Given information |
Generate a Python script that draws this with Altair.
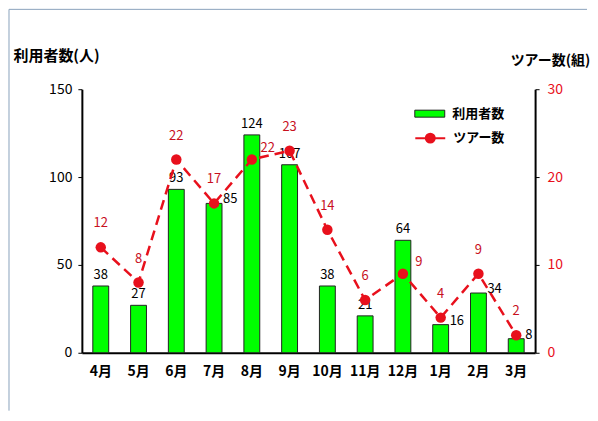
import altair as alt
import pandas as pd

months = ["4月", "5月", "6月", "7月", "8月", "9月", "10月", "11月", "12月", "1月", "2月", "3月"]
users = [38, 27, 93, 85, 124, 107, 38, 21, 64, 16, 34, 8]
tours = [12, 8, 22, 17, 22, 23, 14, 6, 9, 4, 9, 2]
bar_name = "利用者数"
line_name = "ツアー数"
# where each value label sits relative to its mark, as in the reference
bar_label_side = ["top", "top", "top", "right", "top", "top", "top", "top", "top", "right", "right", "right"]
line_label_side = ["top", "top", "top", "top", "right", "top", "top", "top", "right", "top", "top", "top"]

df = pd.DataFrame({"month": months, "users": users, "tours": tours,
                   "bside": bar_label_side, "lside": line_label_side})
df["s1"] = bar_name
df["s2"] = line_name

FONT = "Noto Sans CJK JP"
RED = "#e8101c"
LABEL_RED = "#c8101e"
FRAME = "#8aa2bc"

xenc = alt.X(
    "month:N",
    sort=months,
    title=None,
    scale=alt.Scale(paddingInner=0.58, paddingOuter=0.29),
    axis=alt.Axis(labelAngle=0, labelFontSize=14, labelFontWeight="bold", labelColor="black",
                  domainColor="black", domainWidth=2, ticks=False, labelPadding=12,
                  labelFont=FONT),
)

y_left = alt.Y(
    "users:Q",
    scale=alt.Scale(domain=[0, 150], nice=False),
    axis=alt.Axis(values=[0, 50, 100, 150], orient="left", title="利用者数(人)", titleAngle=0,
                  titleAlign="left", titleBaseline="middle", titleX=-69, titleY=-34,
                  titleFontSize=15, titleFontWeight="bold", titleFont=FONT,
                  labelFontSize=14, labelColor="black", labelFont=FONT, labelPadding=6,
                  domainColor="black", domainWidth=2, tickColor="black", tickSize=4,
                  grid=False),
)

y_right = alt.Y(
    "tours:Q",
    scale=alt.Scale(domain=[0, 30], nice=False),
    axis=alt.Axis(values=[0, 10, 20, 30], orient="right", title="ツアー数(組)", titleAngle=0,
                  titleAlign="left", titleBaseline="middle", titleX=-25, titleY=-29,
                  titleFontSize=14, titleFontWeight="bold", titleFont=FONT,
                  labelFontSize=14, labelColor=RED, labelFont=FONT, labelPadding=8,
                  domainColor="black", domainWidth=2, tickColor="black", tickSize=4,
                  grid=False),
)

base_left = alt.Chart(df).encode(x=xenc, y=y_left)
base_right = alt.Chart(df).encode(x=xenc, y=y_right)

bars = base_left.mark_bar(stroke="#222222", strokeWidth=1).encode(
    fill=alt.Fill("s1:N", scale=alt.Scale(range=["#00ff00"]),
                  legend=alt.Legend(title=None, orient="none", legendX=338, legendY=14,
                                    symbolType="M-1.5,-0.35H1.5V0.35H-1.5Z", symbolSize=400,
                                    symbolStrokeColor="#222222", symbolStrokeWidth=1,
                                    labelFontSize=13, labelFontWeight="bold", labelFont=FONT,
                                    labelColor="black", labelOffset=12)),
)

bar_labels_top = base_left.mark_text(dy=-11, fontSize=13, font=FONT, color="black").encode(
    text="users:Q",
).transform_filter(alt.datum.bside == "top")

bar_labels_right = base_left.mark_text(dx=9, dy=-4, align="left", fontSize=13, font=FONT,
                                       color="black").encode(
    text="users:Q",
).transform_filter(alt.datum.bside == "right")

left = alt.layer(bars, bar_labels_top, bar_labels_right)

line = base_right.mark_line(strokeDash=[10, 6], strokeWidth=2.5).encode(
    stroke=alt.Stroke("s2:N", scale=alt.Scale(range=[RED]),
                      legend=alt.Legend(title=None, orient="none", legendX=338, legendY=38,
                                        symbolType="M-1.5,0H1.5M-0.45,0A0.45,0.45 0 1,1 0.45,0A0.45,0.45 0 1,1 -0.45,0",
                                        symbolSize=400, symbolFillColor=RED, symbolStrokeWidth=2,
                                        labelFontSize=13, labelFontWeight="bold", labelFont=FONT,
                                        labelColor="black", labelOffset=12)),
)

points = base_right.mark_circle(size=110, color=RED, opacity=1)

line_labels_top = base_right.mark_text(dy=-24, fontSize=13, font=FONT, color=LABEL_RED).encode(
    text="tours:Q",
).transform_filter(alt.datum.lside == "top")

line_labels_right = base_right.mark_text(dx=16, dy=-12, fontSize=13, font=FONT,
                                         color=LABEL_RED).encode(
    text="tours:Q",
).transform_filter(alt.datum.lside == "right")

right = alt.layer(line, points, line_labels_top, line_labels_right)

# thin picture frame at the top-left, as in the reference
frame_df = pd.DataFrame({"k": [0]})
frame_left = alt.Chart(frame_df).mark_rule(color=FRAME, strokeWidth=1).encode(
    x=alt.value(-73), y=alt.value(-80), y2=alt.value(322))
frame_top = alt.Chart(frame_df).mark_rule(color=FRAME, strokeWidth=1).encode(
    x=alt.value(-73), x2=alt.value(506), y=alt.value(-80))

chart = (
    alt.layer(frame_left, frame_top, left, right)
    .resolve_scale(y="independent", fill="independent", stroke="independent")
    .properties(width=454, height=264, padding={"top": 0, "left": 0, "right": 0, "bottom": 5},
                background="white")
    .configure_view(stroke=None)
)

chart.save("out.html", embed_options={"renderer": "svg", "actions": False})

Problem requirements |
Return the material line for line, from its beginning to the line that contains "import pandas as pd", with the pictures left out.

Exercise response |
Generate a Python script that draws this with Altair.
import altair as alt
import pandas as pd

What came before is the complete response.